▶ WHAT IS BEING ASKED
Repeat, exactly and in full, the lines of the listing below, but without any pictures.
--- Start COLLECTED DATA ---
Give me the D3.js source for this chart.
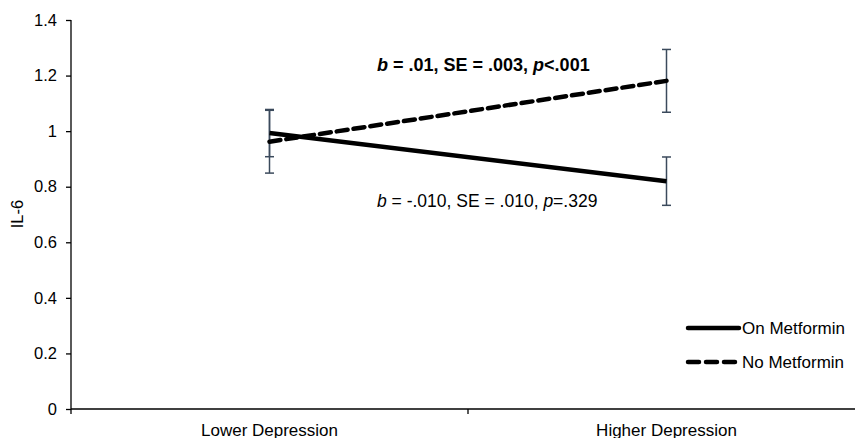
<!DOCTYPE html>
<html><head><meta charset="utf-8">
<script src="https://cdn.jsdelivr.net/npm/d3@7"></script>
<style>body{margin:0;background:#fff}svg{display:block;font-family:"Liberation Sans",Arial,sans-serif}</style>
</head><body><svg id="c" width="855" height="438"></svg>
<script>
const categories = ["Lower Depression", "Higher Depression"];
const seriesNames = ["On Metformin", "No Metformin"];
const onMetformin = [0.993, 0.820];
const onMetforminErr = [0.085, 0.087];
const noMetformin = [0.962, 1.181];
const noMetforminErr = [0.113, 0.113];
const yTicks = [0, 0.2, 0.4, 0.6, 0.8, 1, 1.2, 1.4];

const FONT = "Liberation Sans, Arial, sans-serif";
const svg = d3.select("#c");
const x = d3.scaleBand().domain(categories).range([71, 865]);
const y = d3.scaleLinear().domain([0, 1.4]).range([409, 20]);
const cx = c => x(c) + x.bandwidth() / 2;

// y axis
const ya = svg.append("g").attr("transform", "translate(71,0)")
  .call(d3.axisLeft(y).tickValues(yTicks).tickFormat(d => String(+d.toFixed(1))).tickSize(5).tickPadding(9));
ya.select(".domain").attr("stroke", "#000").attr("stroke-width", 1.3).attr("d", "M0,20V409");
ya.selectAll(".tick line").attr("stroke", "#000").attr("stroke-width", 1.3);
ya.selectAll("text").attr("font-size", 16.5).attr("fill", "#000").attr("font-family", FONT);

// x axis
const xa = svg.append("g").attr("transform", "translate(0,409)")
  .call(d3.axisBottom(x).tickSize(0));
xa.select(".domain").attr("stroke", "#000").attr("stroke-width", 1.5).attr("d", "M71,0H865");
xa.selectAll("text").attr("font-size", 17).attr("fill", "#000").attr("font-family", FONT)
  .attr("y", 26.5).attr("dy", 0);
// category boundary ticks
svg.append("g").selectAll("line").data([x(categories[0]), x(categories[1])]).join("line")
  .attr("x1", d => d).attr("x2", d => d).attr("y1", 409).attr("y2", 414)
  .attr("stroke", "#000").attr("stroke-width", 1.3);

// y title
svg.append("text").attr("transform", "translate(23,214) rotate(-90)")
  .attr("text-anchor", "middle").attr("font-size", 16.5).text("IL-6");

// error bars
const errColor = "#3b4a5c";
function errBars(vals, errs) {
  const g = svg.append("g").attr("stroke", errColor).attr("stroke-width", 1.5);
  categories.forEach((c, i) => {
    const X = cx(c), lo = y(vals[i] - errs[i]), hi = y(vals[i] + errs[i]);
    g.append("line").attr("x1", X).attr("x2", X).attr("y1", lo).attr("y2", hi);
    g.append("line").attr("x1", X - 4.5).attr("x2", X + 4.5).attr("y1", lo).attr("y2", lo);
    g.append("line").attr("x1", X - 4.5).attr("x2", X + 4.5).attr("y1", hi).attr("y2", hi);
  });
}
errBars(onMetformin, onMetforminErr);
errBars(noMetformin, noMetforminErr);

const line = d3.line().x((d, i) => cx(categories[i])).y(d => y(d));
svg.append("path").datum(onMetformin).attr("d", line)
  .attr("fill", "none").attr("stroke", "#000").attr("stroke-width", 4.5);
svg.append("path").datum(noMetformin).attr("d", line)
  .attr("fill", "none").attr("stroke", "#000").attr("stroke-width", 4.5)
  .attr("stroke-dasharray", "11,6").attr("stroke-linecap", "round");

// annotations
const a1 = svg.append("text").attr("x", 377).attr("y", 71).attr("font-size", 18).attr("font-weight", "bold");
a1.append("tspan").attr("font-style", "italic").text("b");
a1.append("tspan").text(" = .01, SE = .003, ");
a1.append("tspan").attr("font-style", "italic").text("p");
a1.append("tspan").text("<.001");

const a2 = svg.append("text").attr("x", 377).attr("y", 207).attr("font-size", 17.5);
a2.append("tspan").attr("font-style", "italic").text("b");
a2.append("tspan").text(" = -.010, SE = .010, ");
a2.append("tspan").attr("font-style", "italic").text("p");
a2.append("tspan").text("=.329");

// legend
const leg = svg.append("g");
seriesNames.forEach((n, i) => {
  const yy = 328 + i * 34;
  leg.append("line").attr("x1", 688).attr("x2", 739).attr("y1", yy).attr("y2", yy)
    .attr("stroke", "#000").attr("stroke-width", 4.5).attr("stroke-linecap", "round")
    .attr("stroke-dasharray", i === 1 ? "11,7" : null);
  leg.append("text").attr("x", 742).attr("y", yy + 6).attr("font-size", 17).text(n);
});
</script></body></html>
--- End COLLECTED DATA ---
▶ ANSWER FOR THIS EXERCISE
Give me the D3.js source for this chart.
<!DOCTYPE html>
<html><head><meta charset="utf-8">
<script src="https://cdn.jsdelivr.net/npm/d3@7"></script>
<style>body{margin:0;background:#fff}svg{display:block;font-family:"Liberation Sans",Arial,sans-serif}</style>
</head><body><svg id="c" width="855" height="438"></svg>
<script>
const categories = ["Lower Depression", "Higher Depression"];
const seriesNames = ["On Metformin", "No Metformin"];
const onMetformin = [0.993, 0.820];
const onMetforminErr = [0.085, 0.087];
const noMetformin = [0.962, 1.181];
const noMetforminErr = [0.113, 0.113];
const yTicks = [0, 0.2, 0.4, 0.6, 0.8, 1, 1.2, 1.4];

const FONT = "Liberation Sans, Arial, sans-serif";
const svg = d3.select("#c");
const x = d3.scaleBand().domain(categories).range([71, 865]);
const y = d3.scaleLinear().domain([0, 1.4]).range([409, 20]);
const cx = c => x(c) + x.bandwidth() / 2;

// y axis
const ya = svg.append("g").attr("transform", "translate(71,0)")
  .call(d3.axisLeft(y).tickValues(yTicks).tickFormat(d => String(+d.toFixed(1))).tickSize(5).tickPadding(9));
ya.select(".domain").attr("stroke", "#000").attr("stroke-width", 1.3).attr("d", "M0,20V409");
ya.selectAll(".tick line").attr("stroke", "#000").attr("stroke-width", 1.3);
ya.selectAll("text").attr("font-size", 16.5).attr("fill", "#000").attr("font-family", FONT);

// x axis
const xa = svg.append("g").attr("transform", "translate(0,409)")
  .call(d3.axisBottom(x).tickSize(0));
xa.select(".domain").attr("stroke", "#000").attr("stroke-width", 1.5).attr("d", "M71,0H865");
xa.selectAll("text").attr("font-size", 17).attr("fill", "#000").attr("font-family", FONT)
  .attr("y", 26.5).attr("dy", 0);
// category boundary ticks
svg.append("g").selectAll("line").data([x(categories[0]), x(categories[1])]).join("line")
  .attr("x1", d => d).attr("x2", d => d).attr("y1", 409).attr("y2", 414)
  .attr("stroke", "#000").attr("stroke-width", 1.3);

// y title
svg.append("text").attr("transform", "translate(23,214) rotate(-90)")
  .attr("text-anchor", "middle").attr("font-size", 16.5).text("IL-6");

// error bars
const errColor = "#3b4a5c";
function errBars(vals, errs) {
  const g = svg.append("g").attr("stroke", errColor).attr("stroke-width", 1.5);
  categories.forEach((c, i) => {
    const X = cx(c), lo = y(vals[i] - errs[i]), hi = y(vals[i] + errs[i]);
    g.append("line").attr("x1", X).attr("x2", X).attr("y1", lo).attr("y2", hi);
    g.append("line").attr("x1", X - 4.5).attr("x2", X + 4.5).attr("y1", lo).attr("y2", lo);
    g.append("line").attr("x1", X - 4.5).attr("x2", X + 4.5).attr("y1", hi).attr("y2", hi);
  });
}
errBars(onMetformin, onMetforminErr);
errBars(noMetformin, noMetforminErr);

const line = d3.line().x((d, i) => cx(categories[i])).y(d => y(d));
svg.append("path").datum(onMetformin).attr("d", line)
  .attr("fill", "none").attr("stroke", "#000").attr("stroke-width", 4.5);
svg.append("path").datum(noMetformin).attr("d", line)
  .attr("fill", "none").attr("stroke", "#000").attr("stroke-width", 4.5)
  .attr("stroke-dasharray", "11,6").attr("stroke-linecap", "round");

// annotations
const a1 = svg.append("text").attr("x", 377).attr("y", 71).attr("font-size", 18).attr("font-weight", "bold");
a1.append("tspan").attr("font-style", "italic").text("b");
a1.append("tspan").text(" = .01, SE = .003, ");
a1.append("tspan").attr("font-style", "italic").text("p");
a1.append("tspan").text("<.001");

const a2 = svg.append("text").attr("x", 377).attr("y", 207).attr("font-size", 17.5);
a2.append("tspan").attr("font-style", "italic").text("b");
a2.append("tspan").text(" = -.010, SE = .010, ");
a2.append("tspan").attr("font-style", "italic").text("p");
a2.append("tspan").text("=.329");

// legend
const leg = svg.append("g");
seriesNames.forEach((n, i) => {
  const yy = 328 + i * 34;
  leg.append("line").attr("x1", 688).attr("x2", 739).attr("y1", yy).attr("y2", yy)
    .attr("stroke", "#000").attr("stroke-width", 4.5).attr("stroke-linecap", "round")
    .attr("stroke-dasharray", i === 1 ? "11,7" : null);
  leg.append("text").attr("x", 742).attr("y", yy + 6).attr("font-size", 17).text(n);
});
</script></body></html>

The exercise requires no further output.